EXERCISE PROMPT
Which lines hold the word "this"? Copy each of them.

***** EXERCISE DATA *****

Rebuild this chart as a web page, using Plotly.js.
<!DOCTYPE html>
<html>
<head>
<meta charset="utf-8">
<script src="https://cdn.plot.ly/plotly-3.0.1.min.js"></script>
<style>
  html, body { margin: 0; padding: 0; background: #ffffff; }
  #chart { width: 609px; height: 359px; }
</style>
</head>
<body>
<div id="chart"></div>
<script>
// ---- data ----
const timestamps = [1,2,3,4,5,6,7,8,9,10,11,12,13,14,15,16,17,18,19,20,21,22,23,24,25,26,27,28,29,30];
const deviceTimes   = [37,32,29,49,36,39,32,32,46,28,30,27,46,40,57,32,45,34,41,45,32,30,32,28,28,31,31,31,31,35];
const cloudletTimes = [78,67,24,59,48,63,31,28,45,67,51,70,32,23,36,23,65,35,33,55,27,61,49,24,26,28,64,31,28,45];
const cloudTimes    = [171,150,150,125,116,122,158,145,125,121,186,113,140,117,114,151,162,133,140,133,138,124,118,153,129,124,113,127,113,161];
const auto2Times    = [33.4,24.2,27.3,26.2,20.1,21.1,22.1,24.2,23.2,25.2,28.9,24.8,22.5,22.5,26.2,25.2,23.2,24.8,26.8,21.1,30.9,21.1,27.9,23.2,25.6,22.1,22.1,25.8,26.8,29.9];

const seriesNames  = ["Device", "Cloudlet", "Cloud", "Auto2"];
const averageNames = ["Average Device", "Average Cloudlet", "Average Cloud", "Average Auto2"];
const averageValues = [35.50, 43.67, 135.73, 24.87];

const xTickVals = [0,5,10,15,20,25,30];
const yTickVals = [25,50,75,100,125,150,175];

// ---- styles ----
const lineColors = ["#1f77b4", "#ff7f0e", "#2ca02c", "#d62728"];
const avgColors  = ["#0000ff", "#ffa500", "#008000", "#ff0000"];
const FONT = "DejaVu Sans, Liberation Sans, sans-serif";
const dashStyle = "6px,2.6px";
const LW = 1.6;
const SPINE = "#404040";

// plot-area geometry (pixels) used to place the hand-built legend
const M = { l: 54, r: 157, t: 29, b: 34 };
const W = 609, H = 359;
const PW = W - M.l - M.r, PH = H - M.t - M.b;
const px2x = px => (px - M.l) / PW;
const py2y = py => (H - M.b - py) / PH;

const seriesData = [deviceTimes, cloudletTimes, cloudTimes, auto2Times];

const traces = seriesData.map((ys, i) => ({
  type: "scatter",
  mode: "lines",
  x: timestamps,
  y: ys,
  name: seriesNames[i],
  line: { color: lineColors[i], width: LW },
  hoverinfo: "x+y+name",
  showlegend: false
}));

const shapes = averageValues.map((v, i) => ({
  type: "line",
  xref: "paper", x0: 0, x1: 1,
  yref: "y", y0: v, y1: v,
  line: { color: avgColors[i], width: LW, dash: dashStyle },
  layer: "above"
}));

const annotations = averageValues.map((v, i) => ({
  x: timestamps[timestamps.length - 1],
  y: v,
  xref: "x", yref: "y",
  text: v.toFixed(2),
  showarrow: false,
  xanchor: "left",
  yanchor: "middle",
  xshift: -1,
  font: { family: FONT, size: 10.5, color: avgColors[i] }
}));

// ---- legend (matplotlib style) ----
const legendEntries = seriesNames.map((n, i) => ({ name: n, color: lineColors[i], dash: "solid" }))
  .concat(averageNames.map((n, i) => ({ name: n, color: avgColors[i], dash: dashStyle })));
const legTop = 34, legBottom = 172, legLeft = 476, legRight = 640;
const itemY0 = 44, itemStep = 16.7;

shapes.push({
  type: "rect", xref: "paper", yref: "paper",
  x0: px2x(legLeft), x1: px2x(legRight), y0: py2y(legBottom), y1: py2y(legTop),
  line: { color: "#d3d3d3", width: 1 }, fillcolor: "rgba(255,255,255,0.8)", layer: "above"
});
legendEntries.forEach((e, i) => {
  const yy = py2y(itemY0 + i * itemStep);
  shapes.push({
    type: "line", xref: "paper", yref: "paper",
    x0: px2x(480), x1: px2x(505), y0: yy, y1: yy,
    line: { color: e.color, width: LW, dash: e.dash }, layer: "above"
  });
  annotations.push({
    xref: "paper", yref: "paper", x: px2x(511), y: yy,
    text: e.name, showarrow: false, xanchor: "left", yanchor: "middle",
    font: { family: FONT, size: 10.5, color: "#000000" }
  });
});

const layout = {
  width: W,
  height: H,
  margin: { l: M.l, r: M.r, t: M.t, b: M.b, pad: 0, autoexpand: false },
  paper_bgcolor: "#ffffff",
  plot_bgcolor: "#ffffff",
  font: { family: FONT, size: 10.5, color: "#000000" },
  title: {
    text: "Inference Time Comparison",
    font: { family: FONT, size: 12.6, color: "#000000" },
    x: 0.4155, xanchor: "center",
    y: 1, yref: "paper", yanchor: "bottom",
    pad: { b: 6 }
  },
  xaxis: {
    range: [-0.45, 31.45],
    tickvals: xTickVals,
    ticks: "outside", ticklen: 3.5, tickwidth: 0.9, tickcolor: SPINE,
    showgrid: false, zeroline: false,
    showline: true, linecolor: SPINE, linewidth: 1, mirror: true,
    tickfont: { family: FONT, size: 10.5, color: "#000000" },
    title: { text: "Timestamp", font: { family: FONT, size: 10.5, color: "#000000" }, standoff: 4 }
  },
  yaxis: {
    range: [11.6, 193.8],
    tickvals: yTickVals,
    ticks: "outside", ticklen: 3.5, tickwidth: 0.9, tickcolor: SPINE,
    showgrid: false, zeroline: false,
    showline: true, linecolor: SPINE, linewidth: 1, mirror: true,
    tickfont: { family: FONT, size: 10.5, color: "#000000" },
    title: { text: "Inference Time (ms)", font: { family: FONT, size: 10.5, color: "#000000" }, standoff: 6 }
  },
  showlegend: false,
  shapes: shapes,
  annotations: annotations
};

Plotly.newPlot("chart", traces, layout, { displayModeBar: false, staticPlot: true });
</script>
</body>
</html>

*****
***** EXERCISE DATA *****

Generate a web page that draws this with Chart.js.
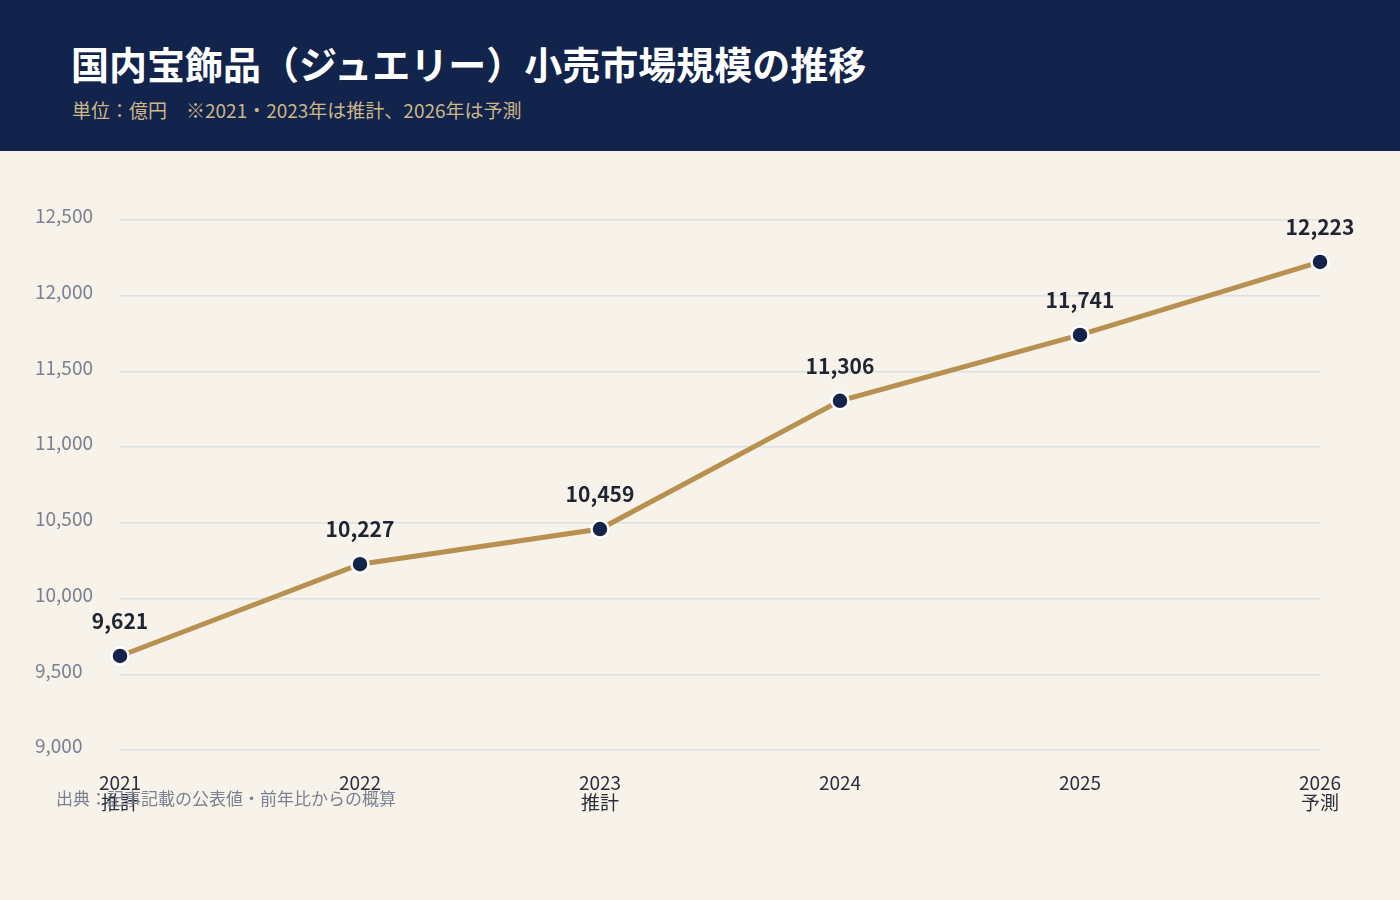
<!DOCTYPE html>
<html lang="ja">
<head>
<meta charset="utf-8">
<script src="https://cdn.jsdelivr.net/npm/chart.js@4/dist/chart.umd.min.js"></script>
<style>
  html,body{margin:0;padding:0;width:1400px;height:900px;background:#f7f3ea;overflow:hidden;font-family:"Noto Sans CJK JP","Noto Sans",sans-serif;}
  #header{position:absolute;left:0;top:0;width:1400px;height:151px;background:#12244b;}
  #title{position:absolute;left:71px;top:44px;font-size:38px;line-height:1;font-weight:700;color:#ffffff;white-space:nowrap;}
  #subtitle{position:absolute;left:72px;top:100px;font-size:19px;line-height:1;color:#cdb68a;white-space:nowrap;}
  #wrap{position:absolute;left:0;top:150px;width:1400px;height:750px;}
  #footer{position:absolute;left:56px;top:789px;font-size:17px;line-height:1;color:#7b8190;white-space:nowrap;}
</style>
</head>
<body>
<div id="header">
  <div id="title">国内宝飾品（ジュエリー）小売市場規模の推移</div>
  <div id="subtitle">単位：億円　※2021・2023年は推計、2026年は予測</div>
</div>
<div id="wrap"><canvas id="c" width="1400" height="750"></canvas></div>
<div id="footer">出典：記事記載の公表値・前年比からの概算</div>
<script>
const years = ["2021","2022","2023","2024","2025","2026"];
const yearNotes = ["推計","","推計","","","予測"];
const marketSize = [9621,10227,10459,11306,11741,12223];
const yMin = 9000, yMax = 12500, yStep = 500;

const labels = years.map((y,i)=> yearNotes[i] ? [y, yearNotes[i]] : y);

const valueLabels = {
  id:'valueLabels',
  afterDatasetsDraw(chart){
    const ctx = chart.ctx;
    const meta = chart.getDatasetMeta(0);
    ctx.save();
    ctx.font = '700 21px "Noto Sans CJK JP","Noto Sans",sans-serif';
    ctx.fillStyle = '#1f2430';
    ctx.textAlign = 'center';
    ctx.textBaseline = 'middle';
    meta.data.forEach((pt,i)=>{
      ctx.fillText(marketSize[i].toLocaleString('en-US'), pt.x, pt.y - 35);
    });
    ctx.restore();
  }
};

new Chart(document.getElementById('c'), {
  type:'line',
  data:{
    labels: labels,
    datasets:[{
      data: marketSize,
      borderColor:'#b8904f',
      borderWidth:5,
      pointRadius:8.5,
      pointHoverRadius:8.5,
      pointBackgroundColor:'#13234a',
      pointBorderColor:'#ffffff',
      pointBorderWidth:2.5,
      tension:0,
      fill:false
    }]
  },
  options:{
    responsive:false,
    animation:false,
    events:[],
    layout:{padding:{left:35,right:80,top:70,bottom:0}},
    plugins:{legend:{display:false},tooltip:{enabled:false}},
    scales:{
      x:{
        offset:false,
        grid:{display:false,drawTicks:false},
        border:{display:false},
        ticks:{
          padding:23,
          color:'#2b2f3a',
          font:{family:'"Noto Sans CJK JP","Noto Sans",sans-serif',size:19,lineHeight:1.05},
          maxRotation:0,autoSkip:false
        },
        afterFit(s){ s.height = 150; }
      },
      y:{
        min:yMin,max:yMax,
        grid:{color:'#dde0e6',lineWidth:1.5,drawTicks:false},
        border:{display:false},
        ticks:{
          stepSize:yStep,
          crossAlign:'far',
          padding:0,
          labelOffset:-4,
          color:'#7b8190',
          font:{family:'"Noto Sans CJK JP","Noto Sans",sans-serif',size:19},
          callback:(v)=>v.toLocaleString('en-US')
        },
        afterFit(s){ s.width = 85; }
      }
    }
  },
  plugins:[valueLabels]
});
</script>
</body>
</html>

*****

COMPLETE ANSWER
Rebuild this chart as a web page, using Plotly.js.
Generate a web page that draws this with Chart.js.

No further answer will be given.